My Minneapolis restaurant keeps failing around the exhaust hood on TPO. Is PVC the answer?
Almost certainly yes, if the failure pattern is at or near the grease-exhaust equipment. We do a targeted inspection at the failure areas, pull moisture cores around the exhaust hood, and assess whether a localized PVC repair zone or full PVC replacement is the right scope. In cases where the building is otherwise a solid recover candidate, we sometimes specify a PVC hybrid — replace the grease-exposure zone around the hood with PVC and recover the remaining roof field with TPO or EPDM. That hybrid approach costs less than full PVC while solving the specific chemical failure mode.

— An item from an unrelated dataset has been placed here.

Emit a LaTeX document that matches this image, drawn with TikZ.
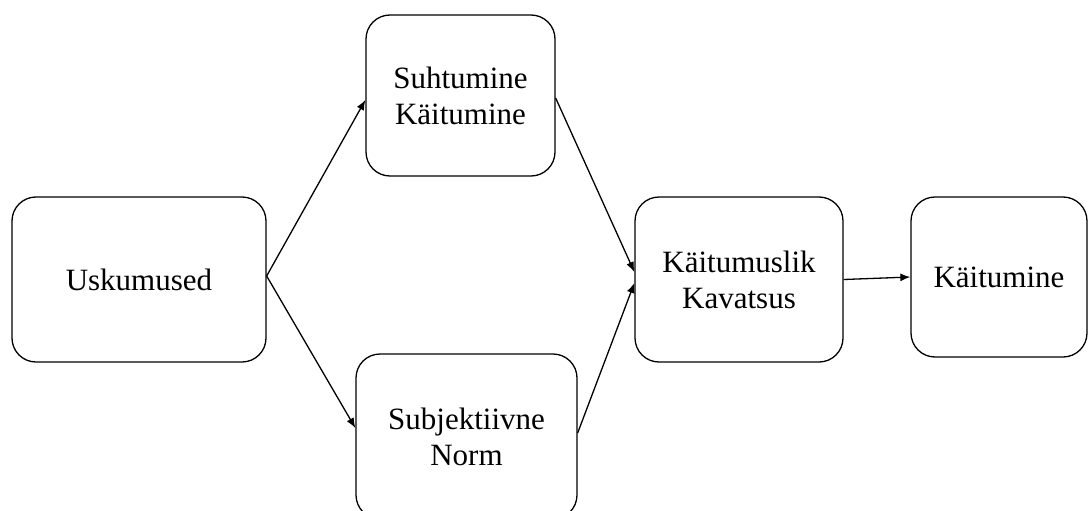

Does PVC hold up to Minneapolis freeze-thaw cycling?
PVC's plasticizer chemistry keeps the membrane flexible across a wide temperature range, and modern Sika Sarnafil formulations are rated for cold-climate performance. PVC systems we have inspected on Twin Cities food-service buildings from the mid-2000s are in serviceable condition — that is a real-world performance data point for Minnesota conditions. The failure modes we see on aging PVC in the Minneapolis market are plasticizer migration on very old pre-2000 formulations and seam failures on systems that were installed at low temperatures without proper substrate preparation, not material brittleness at operating temperature.
Is PVC more expensive than TPO for Twin Cities buildings?
Yes — typically 15 to 25 percent higher per installed square foot than TPO of equivalent thickness. For buildings where chemical or grease exposure is not a factor, the premium is not justified. For restaurants, food-processing operations, and chemical-exposure industrial facilities in the Twin Cities, the longer warranty life and avoided early replacement easily recover the upfront cost difference over the system's lifecycle.